Il n’est pas très difficile de trouver sur Internet la liste des principales paraboles, ces récits puisant leurs origines dans les Évangiles. Ils se caractérisent par leur visée morale et ont inspiré maints artistes. De nos jours, la parabole paraît complètement dépassée et plus personne ne semble s’en préoccuper, si ce n’est pour évoquer les antennes du même nom.
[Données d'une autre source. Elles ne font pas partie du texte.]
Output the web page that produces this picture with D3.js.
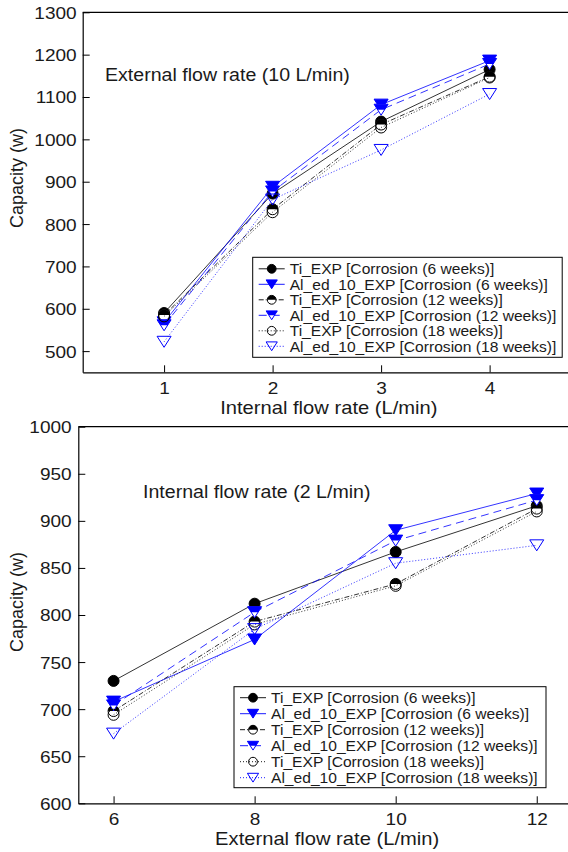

Aucun des artistes exposés ne revendique clairement l’usage de la parabole, seule la réunion des différentes œuvres permet de l’évoquer. « Paraboles » s’organise principalement autour de l’œuvre de Thibault Scemama de Gialluly dont le procédé artistique s’apparente au caviardage. Cette technique consiste à effacer un mot ou une forme par la rayure, la biffure ou simplement par l’arrachage ou le grattage. Elle met aussi en jeu les principes de description et de spéculation en nous incitant à deviner ce qui se cache ou à essayer de reconstituer ce qui a été recouvert. Le caviardage relève autant d’une technique poétique que plastique et appartient à « l’histoire des mots dans la peinture » (Michel Butor) et plus généralement dans l’art. Dès lors qu’il est question de raturages, le nom de Pierre Buraglio s’impose légitimement. Son habitude de rayer ses rendez-vous passés de ses agendas devient un procédé artistique dès 1982 quand il prend conscience de cet intérêt plastique. D’autres artistes ont exploré l’effacement et à la suppression tels que Jacques Villeglé avec le décollage d’affiches ou encore Raphaël Boccanfuso qui reproduit et recouvre des feuilles de soin. Angelika Markul explore quant à elle la question du récit et des images, essentiels dans les paraboles.